Editorial
En la recta final
Con el inicio de la veda propagandística establecida por la ley, y tras los cierres de campaña de los aspirantes a puestos de elección popular, el proceso electoral de este año entra en su recta final: un tiempo de reflexión previo al encuentro ciudadano con las urnas.
No será fácil serenar los ánimos después de todo el lodo y todo el veneno vertidos en el curso de unas campañas que se caracterizaron por su bajo nivel de propuestas y proyectos y por su alto contenido de denostación y ataque entre los adversarios. La ciudadanía ha sido llevada a una polarización sin precedente, y las diferencias partidarias han dejado un océano de enconos personales y de recelos.
Los principales responsables de la crispación son, desde luego, los propios políticos, especialmente aquellos que se empeñaron en descalificar a sus rivales, descuidaron la presentación de sus propias iniciativas para la nación y apostaron a conseguir el favor del sufragio mayoritario mediante el miedo. Pero resultó también nefasto el papel desempeñado por el poder presidencial, que desde mediados del sexenio se empecinó en cerrar el paso a una de las candidaturas a la primera magistratura, ensayó una relección por vía matrimonial y acabó como emisor principal de la propaganda sucia contra uno de los aspirantes y como promotor central de su propio candidato. La circunstancia se agravó por la manifiesta debilidad de una autoridad electoral que no ha querido o no ha podido remontar su propio descrédito de origen fue designada en una componenda bipartidista excluyente y amafiada y cuya reivindicación aún depende de su desempeño el próximo domingo. No puede omitirse, por otra parte, la participación lamentable de los medios informativos, especialmente los electrónicos, en la distorsión de un proceso que habría debido ser un cotejo racional de programas y que fue convertido desde un inicio "magia de la televisión" mediante en una guerra de lodo tan espectacular como insustancial para la confrontación de ideas.
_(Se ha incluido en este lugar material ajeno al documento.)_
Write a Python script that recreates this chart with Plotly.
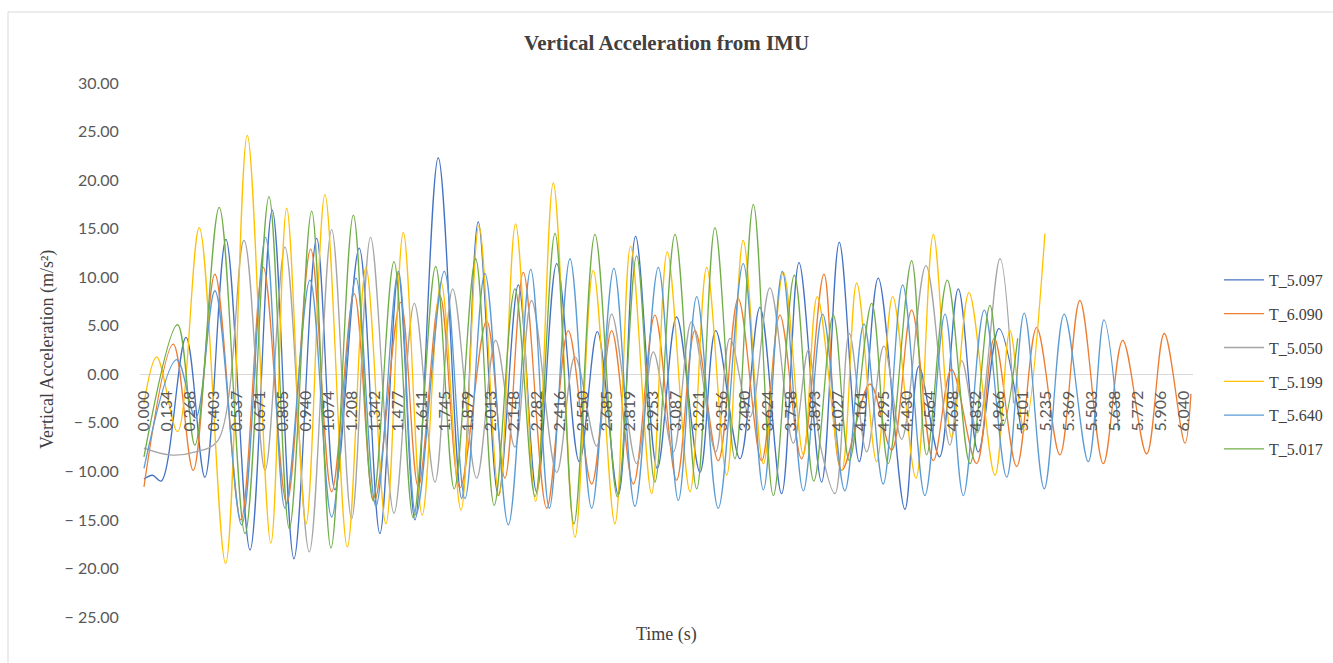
import plotly.graph_objects as go

# ---------------- data (local extrema of each trace) ----------------
series_names = ["T_5.097", "T_6.090", "T_5.050", "T_5.199", "T_5.640", "T_5.017"]
series_colors = ["#4472C4", "#ED7D31", "#A5A5A5", "#FFC000", "#5B9BD5", "#70AD47"]

t_5097 = [0.000, 0.050, 0.100, 0.244, 0.354, 0.476, 0.616, 0.745, 0.871, 1.003, 1.109, 1.250, 1.370, 1.477,
          1.574, 1.709, 1.845, 1.941, 2.058, 2.174, 2.280, 2.397, 2.528, 2.633, 2.755, 2.855, 2.981, 3.093,
          3.229, 3.320, 3.461, 3.577, 3.703, 3.804, 3.935, 4.038, 4.154, 4.264, 4.419, 4.500, 4.620, 4.729,
          4.845, 4.965, 5.097]
a_5097 = [-10.8, -10.4, -11.0, 3.8, -10.6, 13.9, -18.1, 16.9, -19.0, 14.0, -11.9, 13.0, -16.4, 10.4,
          -15.0, 22.3, -12.8, 15.7, -12.5, 9.2, -12.1, 11.4, -9.0, 4.4, -12.4, 14.2, -9.7, 5.9,
          -10.1, 4.5, -8.7, 6.9, -12.3, 11.5, -11.1, 13.6, -9.0, 9.9, -13.9, 0.8, -8.5, 8.8,
          -8.0, 4.7, -6.1]

t_6090 = [0.000, 0.170, 0.286, 0.412, 0.563, 0.693, 0.829, 0.968, 1.090, 1.221, 1.337, 1.490, 1.593, 1.719,
          1.835, 1.990, 2.096, 2.203, 2.339, 2.464, 2.600, 2.716, 2.842, 2.967, 3.093, 3.200, 3.335, 3.451,
          3.587, 3.693, 3.819, 3.949, 4.052, 4.216, 4.342, 4.458, 4.584, 4.690, 4.835, 4.938, 5.068, 5.184,
          5.319, 5.435, 5.571, 5.684, 5.823, 5.925, 6.045, 6.080]
a_6090 = [-11.6, 3.1, -9.9, 10.3, -15.0, 11.0, -13.3, 12.9, -12.1, 8.3, -13.1, 7.4, -11.6, 8.1,
          -11.7, 5.5, -10.7, 10.5, -13.8, 4.5, -11.3, 4.5, -11.3, 6.1, -10.9, 4.5, -8.9, 7.8,
          -8.9, 6.1, -8.7, 10.3, -9.9, -1.0, -7.8, 6.6, -8.9, 0.5, -9.2, 3.7, -9.5, 4.8,
          -8.3, 7.6, -9.2, 3.5, -8.2, 4.2, -7.1, -2.0]

t_5050 = [0.000, 0.150, 0.300, 0.430, 0.581, 0.703, 0.819, 0.960, 1.090, 1.206, 1.316, 1.452, 1.570, 1.690,
          1.793, 1.932, 2.042, 2.154, 2.251, 2.397, 2.503, 2.629, 2.716, 2.861, 2.958, 3.074, 3.180, 3.320,
          3.403, 3.519, 3.635, 3.771, 3.858, 3.930, 4.013, 4.096, 4.197, 4.297, 4.400, 4.541, 4.680, 4.749,
          4.840, 4.971, 5.050]
a_5050 = [-7.6, -8.3, -8.0, -6.8, 13.8, -9.9, 13.1, -18.3, 14.9, -14.9, 14.1, -14.3, 7.3, -11.1,
          8.8, -10.7, 3.5, -7.5, 7.6, -10.1, 1.8, -7.4, 6.2, -9.2, 2.3, -8.0, 5.4, -8.0,
          3.7, -4.4, 8.9, -7.1, 2.5, -7.5, -12.3, 4.2, -8.0, 2.9, -6.7, 11.2, -7.3, 1.4,
          -6.0, 11.9, -3.0]

t_5199 = [0.000, 0.074, 0.195, 0.321, 0.474, 0.600, 0.737, 0.829, 0.941, 1.051, 1.181, 1.289, 1.405, 1.506,
          1.616, 1.725, 1.841, 1.945, 2.062, 2.158, 2.275, 2.377, 2.503, 2.609, 2.735, 2.826, 2.948, 3.039,
          3.171, 3.268, 3.384, 3.480, 3.597, 3.713, 3.829, 3.910, 4.052, 4.139, 4.255, 4.348, 4.483, 4.584,
          4.690, 4.791, 4.942, 5.029, 5.112, 5.232]
a_5199 = [-3.0, 1.8, -5.9, 15.1, -19.5, 24.6, -17.4, 17.1, -15.4, 18.5, -17.8, 11.0, -15.4, 14.6,
          -14.5, 9.5, -14.0, 15.3, -12.5, 15.5, -13.1, 19.7, -16.8, 10.7, -15.4, 13.2, -12.3, 12.6,
          -12.1, 11.0, -10.4, 13.8, -9.2, 10.5, -8.3, 8.0, -9.9, 9.4, -9.0, 8.0, -10.7, 14.4,
          -6.5, 8.4, -10.4, 4.5, -5.8, 14.5]

t_5640 = [0.000, 0.190, 0.300, 0.412, 0.567, 0.706, 0.819, 0.964, 1.090, 1.231, 1.347, 1.477, 1.580, 1.744,
          1.864, 1.980, 2.116, 2.246, 2.354, 2.474, 2.600, 2.729, 2.851, 2.987, 3.103, 3.210, 3.335, 3.480,
          3.597, 3.707, 3.829, 3.941, 4.070, 4.181, 4.293, 4.406, 4.535, 4.652, 4.758, 4.880, 5.010, 5.112,
          5.228, 5.344, 5.484, 5.575, 5.660]
a_5640 = [-9.7, 1.5, -4.5, 8.6, -15.5, 14.1, -13.8, 9.7, -14.7, 9.9, -13.6, 10.6, -14.5, 10.6,
          -12.8, 10.4, -15.5, 10.8, -13.8, 11.9, -13.8, 10.9, -13.6, 11.0, -13.0, 8.0, -13.8, 11.4,
          -11.9, 10.6, -12.0, 6.2, -12.0, 5.2, -11.3, 9.2, -12.5, 6.2, -12.5, 6.6, -10.6, 6.3,
          -11.8, 6.2, -9.0, 5.6, -5.8]

t_5017 = [0.000, 0.195, 0.296, 0.437, 0.587, 0.726, 0.844, 0.974, 1.086, 1.216, 1.330, 1.452, 1.564, 1.694,
          1.802, 1.926, 2.034, 2.154, 2.271, 2.387, 2.497, 2.619, 2.749, 2.861, 2.967, 3.084, 3.210, 3.316,
          3.432, 3.539, 3.655, 3.777, 3.890, 4.003, 4.096, 4.226, 4.322, 4.458, 4.545, 4.665, 4.797, 4.913,
          4.990, 5.074]
a_5017 = [-8.5, 5.1, -7.3, 17.2, -16.4, 18.3, -15.9, 16.8, -17.9, 16.4, -13.0, 11.6, -14.8, 11.1,
          -11.8, 11.9, -13.5, 8.8, -12.6, 14.5, -15.4, 14.4, -12.6, 12.2, -11.1, 14.4, -11.8, 15.1,
          -8.7, 17.5, -12.5, 10.2, -11.0, 6.1, -8.9, 7.3, -9.2, 11.7, -8.3, 9.7, -9.2, 7.1,
          -5.2, 3.7]

series_t = [t_5097, t_6090, t_5050, t_5199, t_5640, t_5017]
series_a = [a_5097, a_6090, a_5050, a_5199, a_5640, a_5017]

x_tick_labels = ["0.000", "0.134", "0.268", "0.403", "0.537", "0.671", "0.805", "0.940", "1.074", "1.208",
                 "1.342", "1.477", "1.611", "1.745", "1.879", "2.013", "2.148", "2.282", "2.416", "2.550",
                 "2.685", "2.819", "2.953", "3.087", "3.221", "3.356", "3.490", "3.624", "3.758", "3.893",
                 "4.027", "4.161", "4.295", "4.430", "4.564", "4.698", "4.832", "4.966", "5.101", "5.235",
                 "5.369", "5.503", "5.638", "5.772", "5.906", "6.040"]
y_tick_values = [30, 25, 20, 15, 10, 5, 0, -5, -10, -15, -20, -25]

# ---------------- figure ----------------
W, H = 1333, 663
ML, MR, MT, MB = 140, 140, 83, 46
plot_w = W - ML - MR
plot_h = H - MT - MB
y_min, y_max = -25, 30
x_min, x_max = -0.023, 6.092


def px_to_paper_x(px):
    return (px - ML) / plot_w


def px_to_paper_y(py):
    return (H - MB - py) / plot_h


fig = go.Figure()
for i, (name, color, tt, aa) in enumerate(zip(series_names, series_colors, series_t, series_a)):
    fig.add_trace(go.Scatter(
        x=tt, y=aa, name=name, mode="lines",
        line=dict(color=color, width=1.3, shape="spline", smoothing=1.0),
        legendgroup=f"g{i}",
    ))

y_tick_text = [f"{v:.2f}" if v >= 0 else f"\u2212 {abs(v):.2f}" for v in y_tick_values]

tick_font = dict(family="Lato, 'Open Sans', sans-serif", size=16, color="#595959")
serif = "'Liberation Serif', 'DejaVu Serif', serif"

fig.update_layout(
    width=W, height=H,
    margin=dict(l=ML, r=MR, t=MT, b=MB, pad=0, autoexpand=False),
    paper_bgcolor="white", plot_bgcolor="white",
    showlegend=True,
    title=dict(text="Vertical Acceleration from IMU", x=0.5, xref="paper", xanchor="center",
               y=1 - 43 / H, yref="container", yanchor="middle",
               font=dict(family=serif, size=21, color="#404040", weight=700)),
    xaxis=dict(
        range=[x_min, x_max], showgrid=False, zeroline=False, showline=False,
        anchor="free", position=(0 - y_min) / (y_max - y_min),
        tickmode="array", tickvals=[float(s) for s in x_tick_labels], ticktext=x_tick_labels,
        tickangle=-90, ticks="outside", ticklen=9, tickcolor="rgba(0,0,0,0)",
        tickfont=tick_font,
    ),
    yaxis=dict(
        range=[y_min, y_max], showgrid=False, zeroline=True, zerolinecolor="#D9D9D9", zerolinewidth=1.2,
        showline=False, tickmode="array", tickvals=y_tick_values, ticktext=y_tick_text,
        ticks="outside", ticklen=17, tickcolor="rgba(0,0,0,0)", tickfont=tick_font,
    ),
    legend=dict(
        x=px_to_paper_x(1219), y=px_to_paper_y(263), xanchor="left", yanchor="top",
        font=dict(family=serif, size=16, color="#404040"),
        tracegroupgap=10, itemwidth=40, bgcolor="rgba(0,0,0,0)", borderwidth=0,
    ),
    annotations=[
        dict(text="Vertical Acceleration (m/s²)", x=px_to_paper_x(47), y=0.5, xref="paper", yref="paper",
             xanchor="center", yanchor="middle", textangle=-90, showarrow=False,
             font=dict(family=serif, size=18, color="#404040")),
        dict(text="Time (s)", x=0.5, y=px_to_paper_y(634), xref="paper", yref="paper",
             xanchor="center", yanchor="middle", showarrow=False,
             font=dict(family=serif, size=18, color="#404040")),
    ],
    shapes=[
        dict(type="rect", xref="paper", yref="paper",
             x0=px_to_paper_x(8), x1=px_to_paper_x(1345), y0=px_to_paper_y(675), y1=px_to_paper_y(12),
             line=dict(color="#D9D9D9", width=1), fillcolor="rgba(0,0,0,0)", layer="below"),
    ],
)

fig.write_html("out.html", config={"displayModeBar": False},
               post_script="document.body.style.margin='0px';")
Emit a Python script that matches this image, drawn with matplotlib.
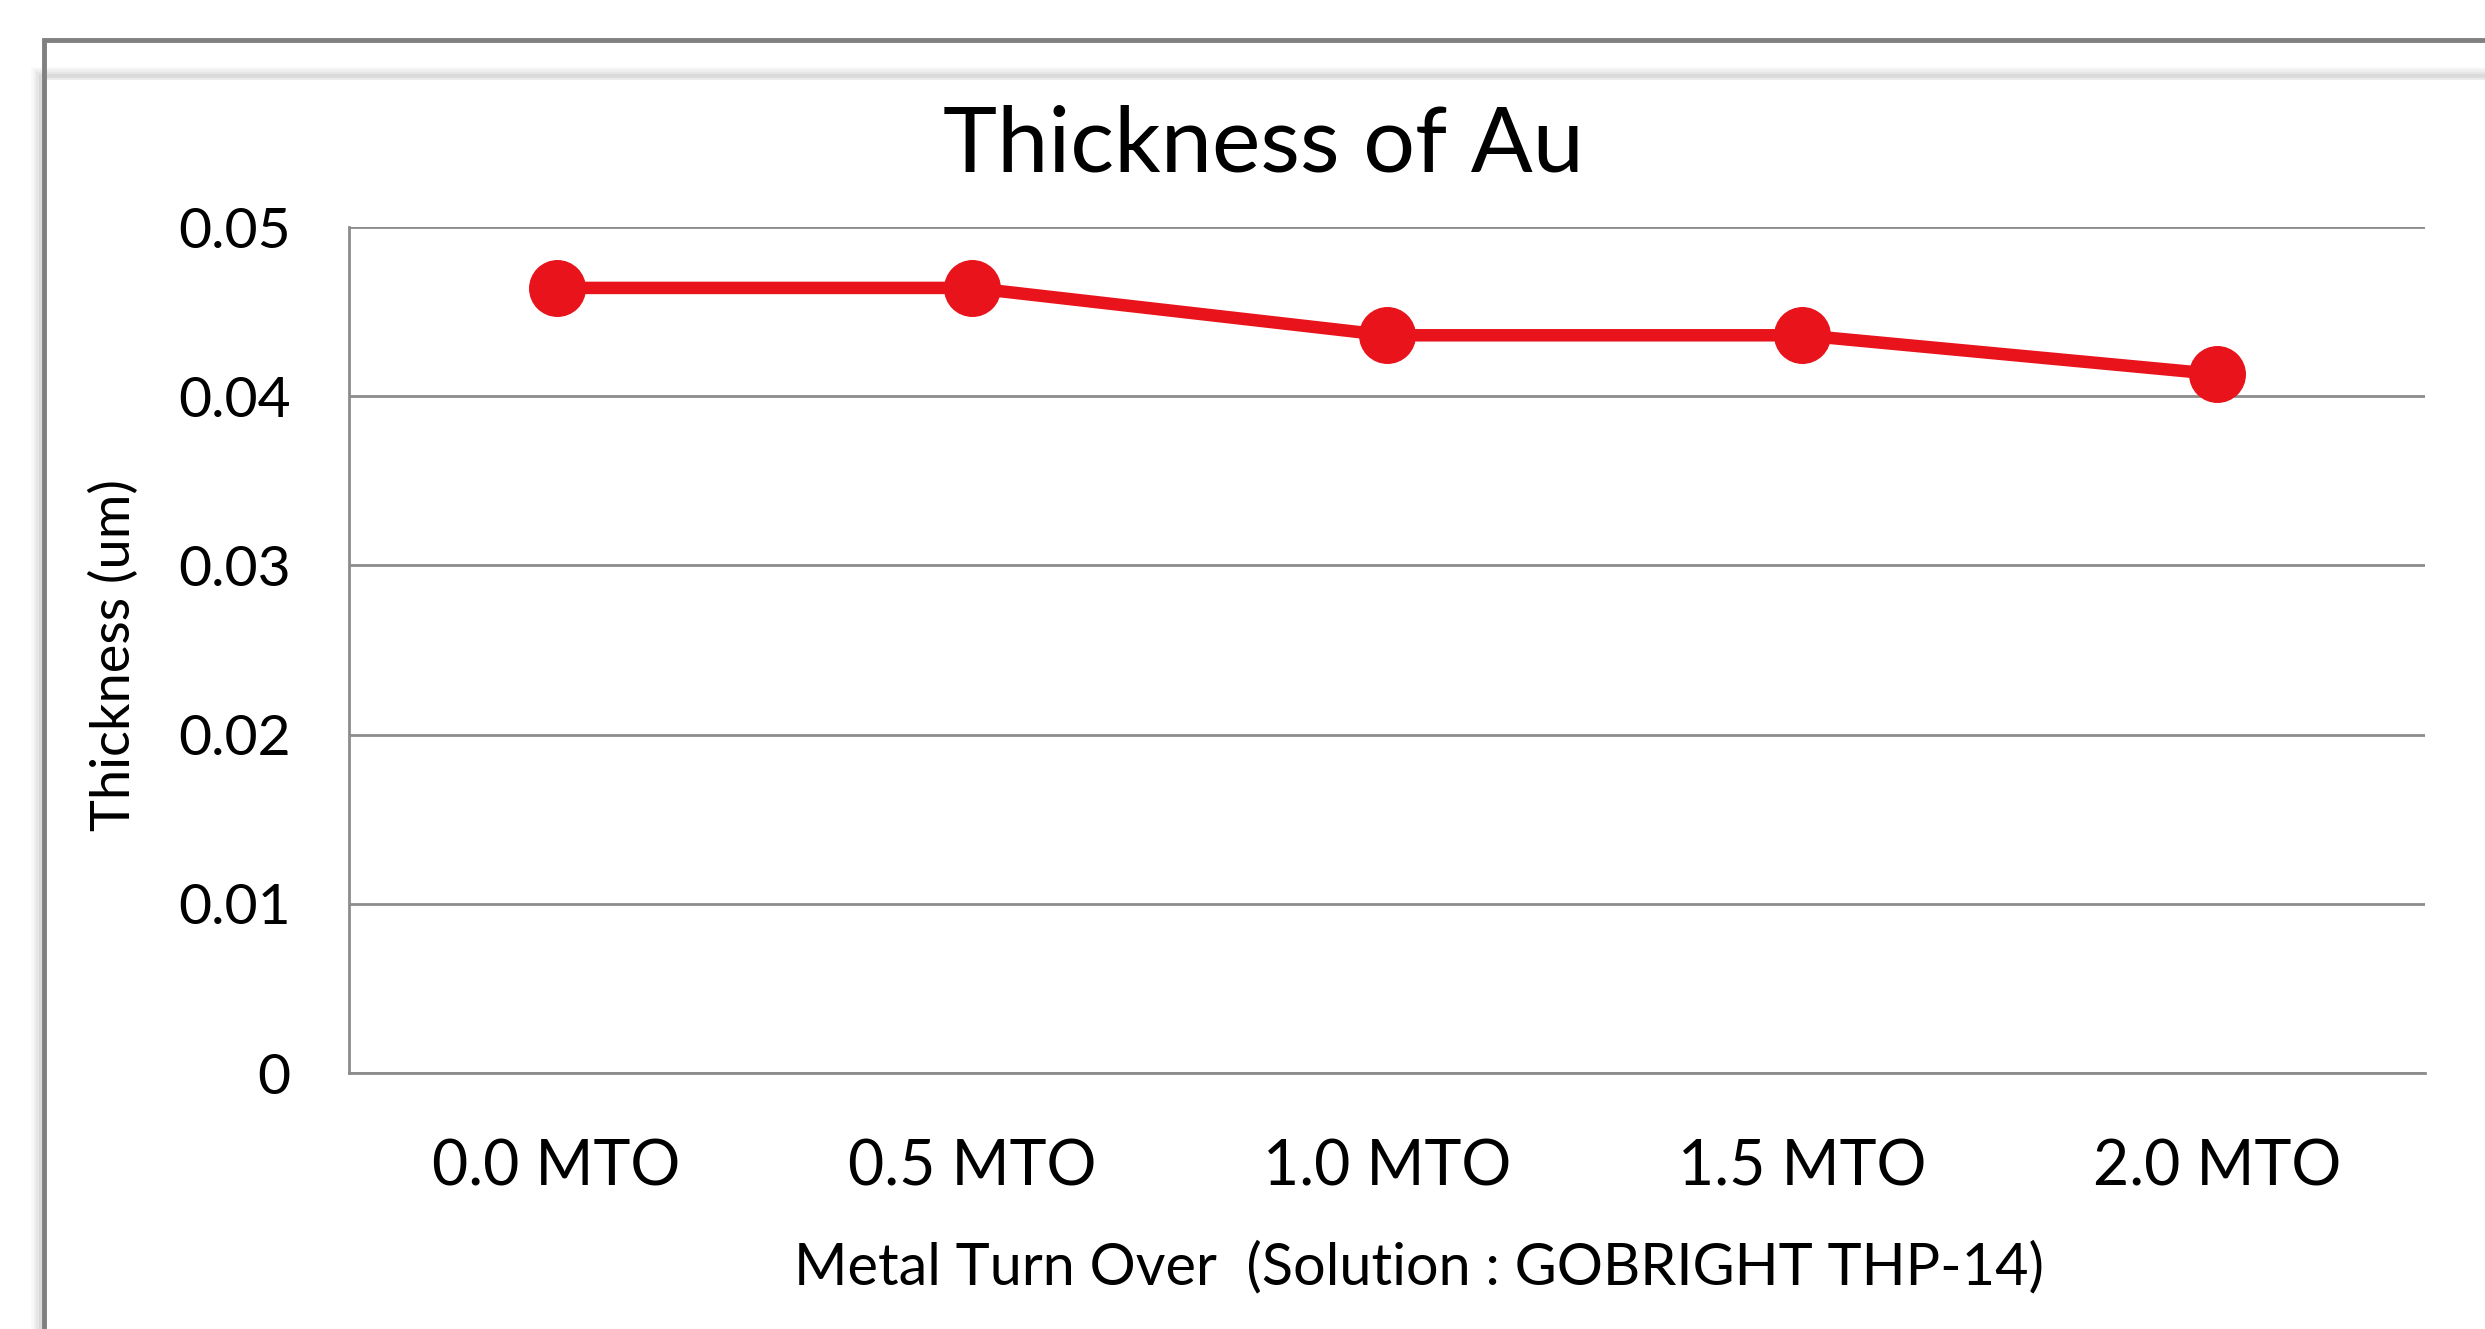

En los tres días que faltan para los comicios, los ciudadanos tienen ante sí el deber de superar la enorme masa de impactos mediáticos y discernir el proyecto de nación que les resulte más convincente para respaldarlo con su voto. Para ello es necesario dejar atrás las percepciones caricaturizadas y simplistas, asumir que esta contienda no es de ángeles contra demonios y que el país no va a desbaratarse a consecuencia de estos comicios, sean cuales fueren sus resultados: se trata, simplemente, de construir una nación más o menos justa, más o menos democrática, más o menos libre, más o menos solidaria, más o menos incluyente, más o menos igualitaria, más o menos próspera, más o menos segura. Cada elector debe decidir, a conciencia, cuál de las fórmulas políticas resulta más sensata, más viable y más honesta, es decir, cuál de ellas está más cercana a su propia promesa.
Hay que disponerse, con estos propósitos en mente, a asistir a las urnas. Más allá de las promesas exageradas, por encima del comportamiento aberrante de muchas autoridades y haciendo a un lado la intoxicación propagandística, la ciudadanía puede y debe enderezar el rumbo de la democracia que se ha dado, tan imperfecta como imprescindible, mediante el acto soberano y poderoso de su sufragio.